Kenya's Gross Domestic Product (GDP) grew by 4.1 percent in the first quarter, down from 5.2 percent during the same period in 2013, the national statistics bureau said on Monday.
The Kenya National Bureau of Statistics (KNBS) attributed the reduced growth to activities in agriculture and forestry, and fishing which recorded slowed growths while activities of the hotels and restaurants contracted during the review period.
"The deceleration in growth of the hotel industry was largely due to insecurity concerns coupled with negative travel advisories by some key tourist source countries," KNBS said in its latest report for the first quarter.
"Another factor that constrained economic growth during the quarter was the erratic weather pattern that resulted in depressed agricultural output," it said.
However, the bureau said the 4.1 percent was buoyed by the activities of transport and communication, manufacturing, wholesale and retail trade, mining and quarrying and electricity industries.
The bureau said quantities of exports of cut flowers and vegetables declined, while that of fruits rose significantly. Activities of other key crops, in particular cereals were negatively affected by the erratic rains during the quarter.
The statistics bureau said the first quarter of 2014 experienced a relatively stable macroeconomic environment despite interest rates remaining comparatively high.
Inflation rose moderately but was nevertheless contained at an average of 6.78 percent during the first quarter of 2014 compared to 4.08 percent in the same quarter of 2013.
The report comes after the government has started reviewing how formula GDP is measured in order to improve decision making.
The formula which is referred to as rebasing would see the GDP expand by 20 percent, making Kenya a middle-income economy by next month.
KNSB said the government is set to revise calculations of the size and composition of the economy in a "rebasing" exercise.
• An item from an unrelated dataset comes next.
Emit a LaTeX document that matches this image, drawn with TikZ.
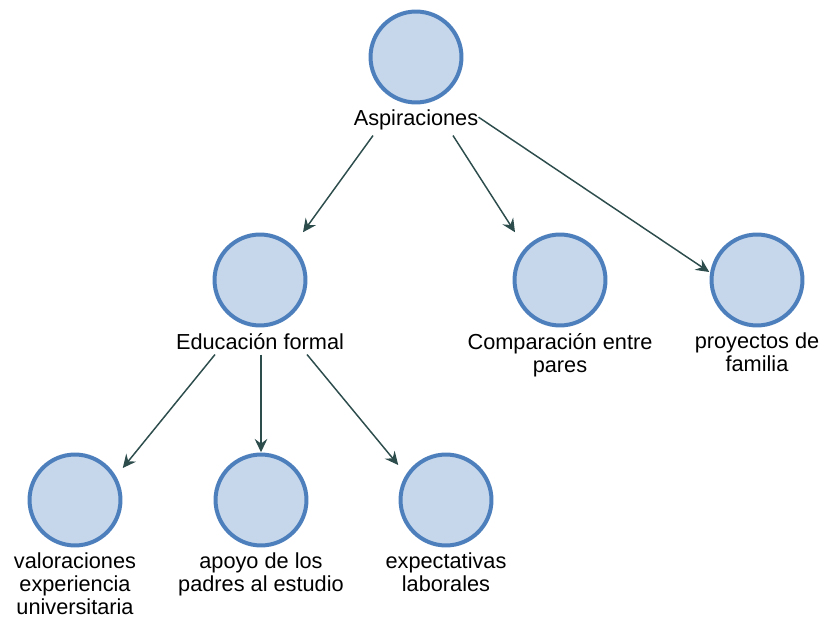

GDP rebasing typically involves changing the year from which values are compared.
The bureau said the revision of the economic indicators requires a wide range of datasets that should be analyzed in a coherent, consistent and integrated approach in order to achieve the overall goal of improved economic statistics.
Economic experts said the current GDP, which was rebased in 2001, does not factor in the invention of the Internet, the coming of mobile phones and mobile money transfer services.